Proses pembuatannya sederhana, hanya membutuhkan waktu 1 Minggu untuk menghasilkan periuk tanah (podho) sesuai kebutuhan mereka.
Salah seorang Tokoh masyarakat kampung Woedoa Yeremias Rae Dusun D mengatakan untuk proses pembuatan periuk tanah tersebut hanya membutuhkan waktu 1 minggu saja. Serta membutuhkan keterampilan dan ketabahan saja dalam proses pembuatannya, sehingga periuk tanah tidak terlihat rusak atau pecah.
Yeremias menjelaskan proses pembuatan podho(periuk tanah) hanya 1 tahun sekali pembuatan periuk tanah sebelum Berburu adat (Ndai). Ia menyebutkan sekitar bulan Juli, Agustus, September. Dan pada saat berburu adat tiba, aktifitas pembuatan periuk ini tidak dilakukan.

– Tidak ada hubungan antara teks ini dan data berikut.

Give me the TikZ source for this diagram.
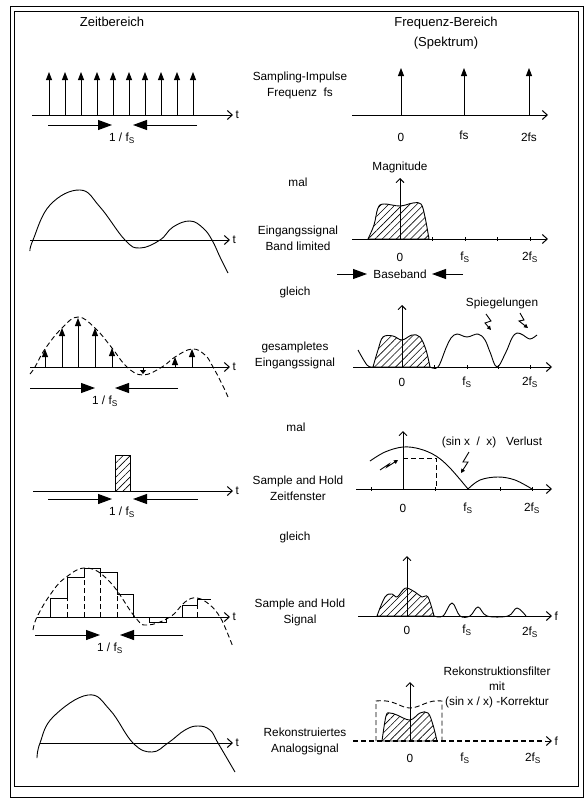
\documentclass[tikz,border=0pt]{standalone}
\usepackage{fontspec}
\setmainfont{Liberation Sans}
\usetikzlibrary{arrows.meta,patterns.meta}
\tikzstyle{rahmen}   = [line width=1pt]
\tikzstyle{achse}    = [line width=1pt, -{Straight Barb[length=5pt,width=9pt]}]
\tikzstyle{impuls}   = [line width=0.9pt, -{Triangle[length=8pt,width=6pt]}]
\tikzstyle{periode}  = [line width=1pt, -{Triangle[length=14pt,width=10pt]}]
\tikzstyle{pfeilauf} = [line width=0.9pt, -{Straight Barb[length=4pt,width=8pt]}]
\tikzstyle{kurve}    = [line width=0.9pt]
\tikzstyle{strichel} = [line width=0.9pt, dash pattern=on 5pt off 3pt]
\tikzstyle{schraff}  = [pattern={Lines[angle=45,distance=5pt,line width=0.6pt]}]
\tikzstyle{kopf}     = [font=\fontsize{13}{20}\selectfont, align=center, inner sep=0pt]
\tikzstyle{beschr}   = [font=\fontsize{11.8}{16}\selectfont, align=center, inner sep=0pt]
\tikzstyle{klein}    = [font=\fontsize{11.8}{14}\selectfont, inner sep=0pt]

\begin{document}
\begin{tikzpicture}[x=1pt,y=-1pt]
\useasboundingbox (0,0) rectangle (587,798);
% Rahmen (doppelt)
\draw[rahmen] (10,6) rectangle (583,797);
\draw[rahmen] (14,11) rectangle (578,786);

% Ueberschriften
\node (zeit) [kopf] at (112,22) {Zeitbereich};
\node (freq) [kopf] at (446,23) {Frequenz-Bereich};
\node (spek) [kopf] at (446,43) {(Spektrum)};

% 1. Sampling-Impulse
\node (txtA) [beschr] at (300,85) {Sampling-Impulse\\Frequenz\ \ fs};
\draw[achse] (32,115) -- (233,115) node[klein, right=2pt] (tA) {t};
\foreach \x in {49,65,...,193}
  \draw[impuls] (\x,115) -- (\x,72);
\draw[periode] (48,125) -- (112,125);
\draw[periode] (197,125) -- (133,125);
\node (perA) [klein] at (122,138) {1 / f\textsubscript{S}};
\draw[achse] (352,115) -- (548,115);
\foreach \x in {401,464,529}
  \draw[impuls] (\x,115) -- (\x,68);
\node (nA) [klein] at (401,137) {0};
\node (fA) [klein] at (464,135) {fs};
\node (ffA) [klein] at (529,137) {2fs};

% 2. Eingangssignal
\node (malA) [beschr] at (298,182) {mal};
\node (txtB) [beschr] at (298,238) {Eingangssignal\\Band limited};
\draw[achse] (30,240) -- (230,240) node[klein, right=2pt] (tB) {t};
\draw[kurve] plot[smooth, tension=0.7] coordinates {(30,251) (33,240) (50,205) (80,190) (100,207) (125,240) (140,248) (160,240) (173,227) (190,221) (203,228) (212,240) (220,257) (228,273)};
\draw[achse] (352,239) -- (548,239);
\foreach \x in {432,465,497,530}
  \draw[kurve] (\x,237) -- (\x,241);
\draw[kurve, schraff] plot[smooth, tension=0.6] coordinates {(368,239) (374,225) (378,208) (384,204) (400,206) (413,203) (421,204) (425,217) (429,239)} -- cycle;
\draw[pfeilauf] (400,239) -- (400,178);
\node (magn) [klein] at (400,167) {Magnitude};
\node (nB) [klein] at (400,257) {0};
\node (fB) [klein] at (465,257) {f\textsubscript{S}};
\node (ffB) [klein] at (530,257) {2f\textsubscript{S}};
\node (base) [klein] at (400,274) {Baseband};
\draw[periode] (337,274) -- (367,274);
\draw[periode] (463,274) -- (432,274);

% 3. gesampletes Eingangssignal
\node (gleichA) [beschr] at (295,292) {gleich};
\node (txtC) [beschr] at (295,355) {gesampletes\\Eingangssignal};
\draw[achse] (30,367) -- (230,367) node[klein, right=2pt] (tC) {t};
\draw[strichel] plot[smooth, tension=0.7] coordinates {(30,374) (35,367) (45,349) (62,328) (78,317) (95,328) (112,348) (127,367) (143,375) (162,367) (175,357) (192,349) (205,355) (213,367) (222,384) (228,397)};
\foreach \x/\y in {45/349,62/328,78/318,95/328,112/348,175/357,192/349}
  \draw[impuls] (\x,367) -- (\x,\y);
\draw[line width=0.9pt, -{Triangle[length=4pt,width=6pt]}] (143,367) -- (143,374);
\draw[periode] (30,388) -- (95,388);
\draw[periode] (178,388) -- (115,388);
\node (perC) [klein] at (105,401) {1 / f\textsubscript{S}};
\draw[achse] (353,367) -- (552,367);
\draw[kurve, schraff] plot[smooth, tension=0.6] coordinates {(373,367) (378,350) (383,337) (393,336) (402,340) (412,335) (420,337) (426,350) (430,367)} -- cycle;
\draw[kurve] plot[smooth, tension=0.6] coordinates {(358,350) (367,365) (373,367)};
\draw[kurve] plot[smooth, tension=0.6] coordinates {(430,367) (438,367) (446,348) (451,338) (457,334) (467,337) (478,334) (485,340) (490,352) (497,367) (506,352) (512,338) (517,333) (523,335) (530,339) (537,335)};
\draw[pfeilauf] (402,367) -- (402,305);
\foreach \x in {434,467,498,530}
  \draw[kurve] (\x,365) -- (\x,369);
\node (spieg) [klein] at (502,303) {Spiegelungen};
\draw[line width=0.9pt, -{Triangle[length=4pt,width=4pt]}] (486,314) -- (491,321) -- (485,323) -- (491,330);
\draw[line width=0.9pt, -{Triangle[length=4pt,width=4pt]}] (520,313) -- (524,320) -- (519,321) -- (528,328);
\node (nC) [klein] at (402,382) {0};
\node (fC) [klein] at (467,382) {f\textsubscript{S}};
\node (ffC) [klein] at (530,382) {2f\textsubscript{S}};

% 4. Sample and Hold Zeitfenster
\node (malB) [beschr] at (296,427) {mal};
\node (txtD) [beschr] at (298,488) {Sample and Hold\\Zeitfenster};
\draw[kurve, schraff] (115,491) rectangle (130,455);
\draw[achse] (33,491) -- (233,491) node[klein, right=2pt] (tD) {t};
\draw[periode] (48,499) -- (112,499);
\draw[periode] (198,499) -- (133,499);
\node (perD) [klein] at (122,512) {1 / f\textsubscript{S}};
\draw[achse] (356,489) -- (552,489);
\foreach \x in {371,435,500,532}
  \draw[kurve] (\x,487) -- (\x,491);
\draw[pfeilauf] (403,489) -- (403,431);
\draw[kurve] plot[smooth, tension=0.6] coordinates {(370,461) (385,452) (403,447) (420,449) (436,456) (450,468) (468,489)};
\draw[kurve] plot[smooth, tension=0.6] coordinates {(468,489) (480,480) (498,477) (515,480) (532,489)};
\draw[strichel] (403,458) -- (436,458) -- (436,489);
\draw[line width=0.9pt, -{Triangle[length=4pt,width=4pt]}] (380,470) -- (389,464) -- (387,467) -- (398,460);
\draw[line width=0.9pt, -{Triangle[length=4pt,width=4pt]}] (469,452) -- (463,462) -- (468,462) -- (461,473);
\node (verl) [klein] at (492,442) {(sin x \ /\ \ x)\ \ \ Verlust};
\node (nD) [klein] at (403,508) {0};
\node (fD) [klein] at (468,508) {f\textsubscript{S}};
\node (ffD) [klein] at (532,508) {2f\textsubscript{S}};

% 5. Sample and Hold Signal
\node (gleichB) [beschr] at (295,537) {gleich};
\node (txtE) [beschr] at (300,612) {Sample and Hold\\Signal};
\draw[achse] (37,617) -- (230,617) node[klein, right=2pt] (tE) {t};
\draw[strichel] plot[smooth, tension=0.7] coordinates {(33,630) (37,617) (50,595) (65,578) (87,568) (110,582) (135,617) (147,625) (170,617) (185,602) (197,598) (210,605) (220,617) (227,632) (233,647)};
\draw[kurve] (37,617) -- (50,617) -- (50,598) -- (67,598) -- (67,577) -- (84,577) -- (84,568) -- (100,568) -- (100,572) -- (117,572) -- (117,594) -- (133,594) -- (133,617) -- (149,617) -- (149,622) -- (166,622) -- (166,617) -- (182,617) -- (182,605) -- (197,605) -- (197,599) -- (211,599);
\foreach \x/\y in {67/598,84/577,100/572,117/594,197/605}
  \draw[strichel] (\x,617) -- (\x,\y);
\draw[periode] (35,635) -- (100,635);
\draw[periode] (183,635) -- (120,635);
\node (perE) [klein] at (110,648) {1 / f\textsubscript{S}};
\draw[achse] (358,616) -- (552,616) node[klein, right=2pt] (fE0) {f};
\draw[kurve, schraff] plot[smooth, tension=0.6] coordinates {(377,616) (385,597) (392,594) (397,597) (403,590) (407,588) (415,592) (422,597) (428,597) (434,616)} -- cycle;
\draw[kurve] plot[smooth, tension=0.6] coordinates {(434,616) (443,616) (452,603) (460,616) (470,616) (478,607) (487,616) (508,616) (517,608) (526,616)};
\draw[pfeilauf] (407,616) -- (407,556);
\node (nE) [klein] at (407,630) {0};
\node (fE) [klein] at (467,630) {f\textsubscript{S}};
\node (ffE) [klein] at (530,632) {2f\textsubscript{S}};

% 6. Rekonstruiertes Analogsignal
\node (txtF) [beschr] at (305,741) {Rekonstruiertes\\Analogsignal};
\draw[achse] (40,743) -- (233,743) node[klein, right=2pt] (tF) {t};
\draw[kurve] plot[smooth, tension=0.7] coordinates {(37,758) (40,743) (53,717) (88,695) (110,710) (133,743) (152,752) (168,743) (185,730) (198,726) (210,730) (218,743) (235,772)};
\node (rekf) [klein, align=center] at (497,687) {Rekonstruktionsfilter\\[1pt]mit\\[1pt](sin x / x) -Korrektur};
\draw[kurve, schraff] plot[smooth, tension=0.6] coordinates {(382,741) (386,716) (390,713) (397,715) (410,720) (420,713) (428,713) (433,725) (437,741)} -- cycle;
\draw[strichel, line width=1.3pt] (353,741) -- (545,741);
\draw[achse] (545,741) -- (552,741) node[klein, right=2pt] (fF0) {f};
\draw[strichel] (376,741) -- (376,701) .. controls (395,699) and (400,708) .. (410,708) .. controls (420,708) and (428,699) .. (442,701) -- (442,741);
\draw[pfeilauf] (410,741) -- (410,682);
\node (nF) [klein] at (410,758) {0};
\node (fF) [klein] at (465,758) {f\textsubscript{S}};
\node (ffF) [klein] at (533,758) {2f\textsubscript{S}};
\end{tikzpicture}
\end{document}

Menurutnya Pembuatan Podho hanya menggunakan alat dan bahan yang sederhana. Ia menuturkan sebelum proses pengambilan tanah dilakukan, awalnya harus membuat seremonial adat (utu dipi) memberikan makan kepada leluhur yang dilakukan di rumah adat, dan setelah itu baru acara seremonialnya dilakukan ditempat pengambilan tanah seperti Utu tedo, Wesa Zea pada tanah(awu) yang mau di (Koe)gali.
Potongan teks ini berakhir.